Ask the expert: What is pre-eclampsia, and could I be at risk of getting it?
CONSULTANT obstetrician and fetal medicine specialist Dr Chrissie Yu, from London's Portland Hospital, part of HCA Healthcare UK (hcahealthcare.co.uk), says: "Pre-eclampsia is when you have high blood pressure and possibly protein in your urine during pregnancy or after delivery.
"Pre-eclampsia usually occurs from around 20 weeks of pregnancy and affects 2-5 per cent of pregnant women. It can be very dangerous if it goes undetected - you could experience kidney and liver damage, blood clotting, or bleeding from the placenta, as well as a stroke or seizure. There are also risks to the baby, such as poor growth, premature birth or stillbirth.
"It's important to be aware of the symptoms of pre-eclampsia, including severe headaches, blurred vision, pain in the abdomen (especially in the right upper part), vomiting later in pregnancy, sudden swelling of your hands, face or feet, and breathlessness.
"If you feel your baby move less often, it's important to see your doctor or midwife urgently so they can take your blood pressure and a urine sample.
"There are a variety of risk factors associated with pre-eclampsia - you may be at higher risk if you've suffered with it before, or have previously had high blood pressure.

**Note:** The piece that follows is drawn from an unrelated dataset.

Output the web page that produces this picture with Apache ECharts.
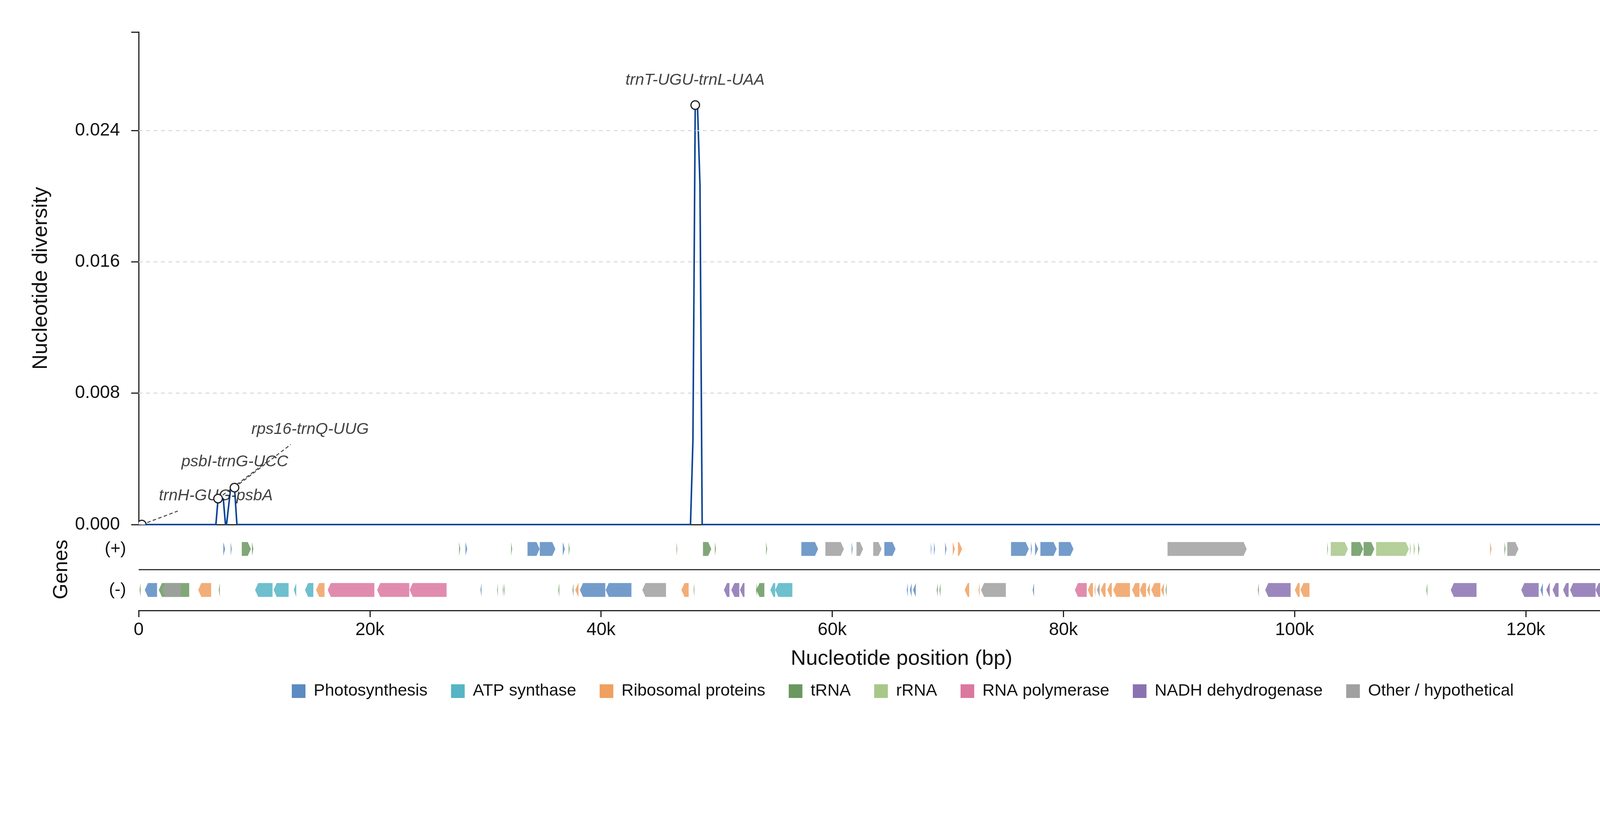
<!DOCTYPE html>
<html>
<head>
<meta charset="utf-8">
<title>Nucleotide diversity</title>
<script src="https://cdn.jsdelivr.net/npm/echarts@6/dist/echarts.min.js"></script>
</head>
<body style="margin:0;background:#fff">
<div id="container" style="width:4322px;height:2102px"></div>
<script>
// gene categories and their colours
var categories = ['Photosynthesis', 'ATP synthase', 'Ribosomal proteins', 'tRNA', 'rRNA',
  'RNA polymerase', 'NADH dehydrogenase', 'Other / hypothetical'];
var catColors = ['#5b8bc2', '#55b5c5', '#f0a060', '#6a9860', '#a8c888', '#dc78a0', '#8a72b2', '#a0a0a0'];

// sliding-window nucleotide diversity
var divPos = [250, 6680, 6870, 7100, 7320, 7510, 7600, 7940, 8290, 8500, 47740, 47950, 48150, 48350, 48560, 48750, 131800];
var divVal = [0, 0, 0.00158, 0.00158, 0.00158, 0, 0, 0.0021, 0.00225, 0, 0, 0.0051, 0.02555, 0.0254, 0.0207, 0, 0];

// annotated hotspots: point, label centre and leader end
var annotNames = ['trnH-GUG-psbA', 'psbI-trnG-UCC', 'rps16-trnQ-UUG', 'trnT-UGU-trnL-UAA'];
var annotX = [270, 6870, 8290, 48150];
var annotY = [0, 0.00158, 0.00225, 0.02555];
var labelX = [6680, 8320, 14830, 48130];
var labelY = [0.00174, 0.00381, 0.0058, 0.02707];
var leaderX = [3380, 11070, 13160, null];
var leaderY = [0.00082, 0.00381, 0.00488, null];

// genes: [start, end, category index]
var plusGenes = [
  [7320, 7480, 0], [7960, 8050, 0], [8920, 9710, 3], [9800, 9920, 3], [27720, 27820, 3],
  [28270, 28420, 0], [32220, 32310, 3], [33640, 34690, 0], [34700, 36050, 0], [36690, 36870, 0],
  [37200, 37290, 3], [46530, 46590, 3], [48820, 49540, 3], [49850, 49940, 3], [54280, 54370, 3],
  [57330, 58780, 0], [59410, 61010, 7], [61680, 61770, 0], [62100, 62670, 7], [63550, 64270, 7],
  [64510, 65480, 0], [68530, 68590, 0], [68800, 68890, 0], [69770, 69890, 0], [70430, 70610, 2],
  [70880, 71240, 2], [75470, 77010, 0], [77190, 77280, 0], [77550, 77820, 0], [78010, 79420, 0],
  [79600, 80870, 0], [89010, 95860, 7], [102830, 102890, 3], [103130, 104610, 4], [104910, 105940, 3],
  [105970, 106900, 3], [107050, 109890, 4], [109980, 110070, 4], [110310, 110430, 4], [110700, 110800, 3],
  [116920, 117040, 2], [118160, 118250, 3], [118400, 119370, 7]
];
var minusGenes = [
  [80, 170, 3], [530, 1590, 0], [1740, 4370, 3], [2040, 3640, 7], [5150, 6270, 2],
  [6930, 7020, 3], [10070, 11580, 1], [11670, 12970, 1], [13420, 13630, 1], [14390, 15110, 1],
  [15350, 16080, 2], [16350, 20390, 5], [20630, 23410, 5], [23440, 26640, 5], [29570, 29660, 0],
  [31010, 31070, 3], [31500, 31560, 3], [31610, 31670, 3], [36300, 36390, 3], [37530, 37620, 3],
  [37770, 38050, 2], [38170, 40370, 0], [40400, 42630, 0], [43570, 45620, 7], [46950, 47580, 2],
  [48010, 48070, 3], [50630, 51110, 6], [51270, 51960, 6], [52020, 52410, 6], [53410, 53500, 3],
  [53440, 54130, 3], [54650, 55070, 1], [55070, 56550, 1], [66450, 66540, 0], [66720, 66870, 0],
  [66990, 67230, 0], [69040, 69130, 3], [69280, 69370, 3], [71460, 71850, 2], [72660, 72750, 2],
  [72870, 75020, 7], [77340, 77460, 0], [80990, 82020, 5], [82110, 82560, 2], [82680, 82770, 2],
  [82900, 83140, 7], [83230, 83650, 2], [83800, 84190, 2], [84310, 85760, 2], [85940, 86580, 2],
  [86610, 87150, 2], [87240, 87480, 2], [87600, 88390, 2], [88450, 88690, 2], [88840, 88930, 3],
  [96820, 96910, 3], [97460, 99660, 6], [100020, 100440, 2], [100500, 101290, 2], [111400, 111490, 3],
  [113510, 115740, 6], [119610, 121120, 6], [121270, 121480, 0], [121780, 122080, 6], [122320, 122840, 6],
  [123230, 123710, 6], [123830, 126040, 6], [126040, 127240, 6], [127390, 127640, 2]
];

var gridValues = [0.008, 0.016, 0.024];
var genomeLength = 132000;

var FONT = 'Liberation Sans';
var dom = document.getElementById('container');
var myChart = echarts.init(dom);

function arrowItem(color) {
  return function (params, api) {
    var yv = api.value(2);
    var p1 = api.coord([api.value(0), yv]);
    var p2 = api.coord([api.value(1), yv]);
    var half = api.size([0, 0.17])[1];
    var head = Math.min(8, p2[0] - p1[0]);
    var top = p1[1] - half, bot = p1[1] + half, mid = p1[1];
    var pts;
    if (yv > 1) {
      pts = [[p1[0], top], [p2[0] - head, top], [p2[0], mid], [p2[0] - head, bot], [p1[0], bot]];
    } else {
      pts = [[p2[0], top], [p1[0] + head, top], [p1[0], mid], [p1[0] + head, bot], [p2[0], bot]];
    }
    return { type: 'polygon', shape: { points: pts }, style: { fill: color, opacity: 0.85 } };
  };
}

var divData = divPos.map(function (p, i) { return [p, divVal[i]]; });
var annotData = annotX.map(function (x, i) { return [x, annotY[i]]; });
var labelData = labelX.map(function (x, i) { return { name: annotNames[i], value: [x, labelY[i]] }; });
var leaderLines = [];
annotX.forEach(function (x, i) {
  if (leaderX[i] !== null) {
    leaderLines.push([{ coord: [x, annotY[i]] }, { coord: [leaderX[i], leaderY[i]] }]);
  }
});

var series = [];
categories.forEach(function (name, ci) {
  var data = [];
  plusGenes.forEach(function (g) { if (g[2] === ci) data.push([g[0], g[1], 1.5]); });
  minusGenes.forEach(function (g) { if (g[2] === ci) data.push([g[0], g[1], 0.5]); });
  series.push({
    name: name,
    type: 'custom',
    xAxisIndex: 1,
    yAxisIndex: 1,
    clip: false,
    itemStyle: { color: catColors[ci] },
    encode: { x: [0, 1], y: 2 },
    renderItem: arrowItem(catColors[ci]),
    data: data,
    markLine: ci === 0 ? {
      silent: true,
      symbol: 'none',
      precision: 4,
      label: { show: false },
      lineStyle: { color: '#333', width: 3, type: 'solid' },
      data: [{ yAxis: 1 }]
    } : undefined
  });
});

series.push({
  name: 'diversity',
  type: 'line',
  xAxisIndex: 0,
  yAxisIndex: 0,
  data: divData,
  showSymbol: false,
  z: 3,
  lineStyle: { color: '#0b4495', width: 4 },
  markLine: {
    silent: true,
    symbol: 'none',
    precision: 6,
    label: { show: false },
    lineStyle: { color: '#d3d9df', width: 2.5, type: [10, 9] },
    data: gridValues.map(function (v) { return { yAxis: v }; })
  }
});

series.push({
  name: 'labels',
  type: 'scatter',
  xAxisIndex: 0,
  yAxisIndex: 0,
  data: labelData,
  symbolSize: 0.1,
  itemStyle: { color: 'rgba(0,0,0,0)' },
  z: 4,
  label: {
    show: true,
    position: 'inside',
    formatter: '{b}',
    fontFamily: FONT,
    fontStyle: 'italic',
    fontSize: 41,
    color: '#111'
  },
  markLine: {
    silent: true,
    symbol: 'none',
    precision: 6,
    label: { show: false },
    lineStyle: { color: '#444', width: 2.5, type: [9, 6] },
    data: leaderLines
  }
});

// hotspot circles, clipped to the plot like the reference
series.push({
  name: 'hotspots',
  type: 'custom',
  xAxisIndex: 0,
  yAxisIndex: 0,
  clip: true,
  z: 5,
  data: annotData,
  encode: { x: 0, y: 1 },
  renderItem: function (params, api) {
    var p = api.coord([api.value(0), api.value(1)]);
    return {
      type: 'circle',
      shape: { cx: p[0], cy: p[1], r: 11 },
      style: { fill: '#fff', stroke: '#222', lineWidth: 3 }
    };
  }
});

var option = {
  animation: false,
  backgroundColor: '#fff',
  textStyle: { fontFamily: FONT },
  grid: [
    { left: 355, right: 61, top: 82, height: 1261 },
    { left: 355, right: 61, top: 1353, height: 210 }
  ],
  legend: {
    data: categories,
    left: 742,
    top: 1743,
    icon: 'rect',
    itemWidth: 35,
    itemHeight: 35,
    itemGap: 60,
    textStyle: { fontFamily: FONT, fontSize: 43, color: '#111', padding: [0, 0, 0, 16] }
  },
  xAxis: [
    {
      gridIndex: 0, type: 'value', min: 0, max: genomeLength,
      axisLine: { show: true, lineStyle: { color: '#222', width: 3 } },
      axisTick: { show: false }, axisLabel: { show: false }, splitLine: { show: false }
    },
    {
      gridIndex: 1, type: 'value', min: 0, max: genomeLength, interval: 20000,
      axisLine: { show: true, lineStyle: { color: '#222', width: 3 } },
      axisTick: { show: true, length: 17, lineStyle: { color: '#222', width: 3 } },
      axisLabel: {
        fontSize: 46, color: '#111', margin: 27,
        formatter: function (v) { return v === 0 ? '0' : Math.round(v / 1000) + 'k'; }
      },
      splitLine: { show: false },
      name: 'Nucleotide position (bp)', nameLocation: 'middle', nameGap: 97,
      nameTextStyle: { fontSize: 54, color: '#111' }
    }
  ],
  yAxis: [
    {
      gridIndex: 0, type: 'value', min: 0, max: 0.03, interval: 0.008,
      axisLine: { show: true, lineStyle: { color: '#222', width: 3 } },
      axisTick: { show: true, length: 19, lineStyle: { color: '#222', width: 3 } },
      axisLabel: {
        fontSize: 46, color: '#111', margin: 48,
        formatter: function (v) { return v > 0.025 ? '' : v.toFixed(3); }
      },
      splitLine: { show: false },
      name: 'Nucleotide diversity', nameLocation: 'middle', nameGap: 223,
      nameTextStyle: { fontSize: 54, color: '#111' }
    },
    {
      gridIndex: 1, type: 'value', min: 0, max: 2, interval: 0.5,
      axisLine: { show: false }, axisTick: { show: false }, splitLine: { show: false },
      axisLabel: {
        fontSize: 44, color: '#111', margin: 32,
        formatter: function (v) { return v === 1.5 ? '(+)' : (v === 0.5 ? '(-)' : ''); }
      },
      name: 'Genes', nameLocation: 'middle', nameGap: 171,
      nameTextStyle: { fontSize: 52, color: '#111' }
    }
  ],
  series: series
};

myChart.setOption(option);
</script>
</body>
</html>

"In addition, a history of diabetes or kidney disease, antiphospholipid syndrome (APS), or systemic lupus erythematosus (SLE) are other risk factors.
"You may also be at increased risk if you're overweight, over the age of 40, if it's a first-time pregnancy or first pregnancy in over 10 years, if you're pregnant with more than one baby, or if your mother or sister experienced pre-eclampsia.
"If high blood pressure occurred after 37 weeks, there's a one in 10 chance of recurrence in future pregnancy. If high blood pressure occurred earlier than 34 weeks, or you had a very small baby, there's a one in four chance of recurrence in future pregnancies, and a one in two chance if your delivery occurred before 28 weeks in subsequent pregnancies.
"If you're diagnosed as at risk of pre-eclampsia, your doctor will prescribe a low-dose of aspirin (75-150mg daily) from 12 weeks until you give birth.
"If your blood pressure is high during pregnancy, regular blood pressure and urine checks, blood tests and ultrasound scans to assess baby's growth will be needed, and hospital admission may be required. Treating high blood pressure with medication can enable the pregnancy to progress further.
"The only cure for pre-eclampsia is to give birth. If your blood pressure worsens or the baby's growth is affected, induction or a C-section may be recommended.
"Pre-eclampsia usually improves within six weeks of your baby's birth.
"High blood pressure in pregnancy can lead to increased risks of health problems later in life, such as chronic hypertension, cardiovascular disease, stroke, and kidney problems, so annual blood pressure checks are advisable.
"You should also avoid smoking, take regular exercise and maintain a healthy diet and a normal BMI."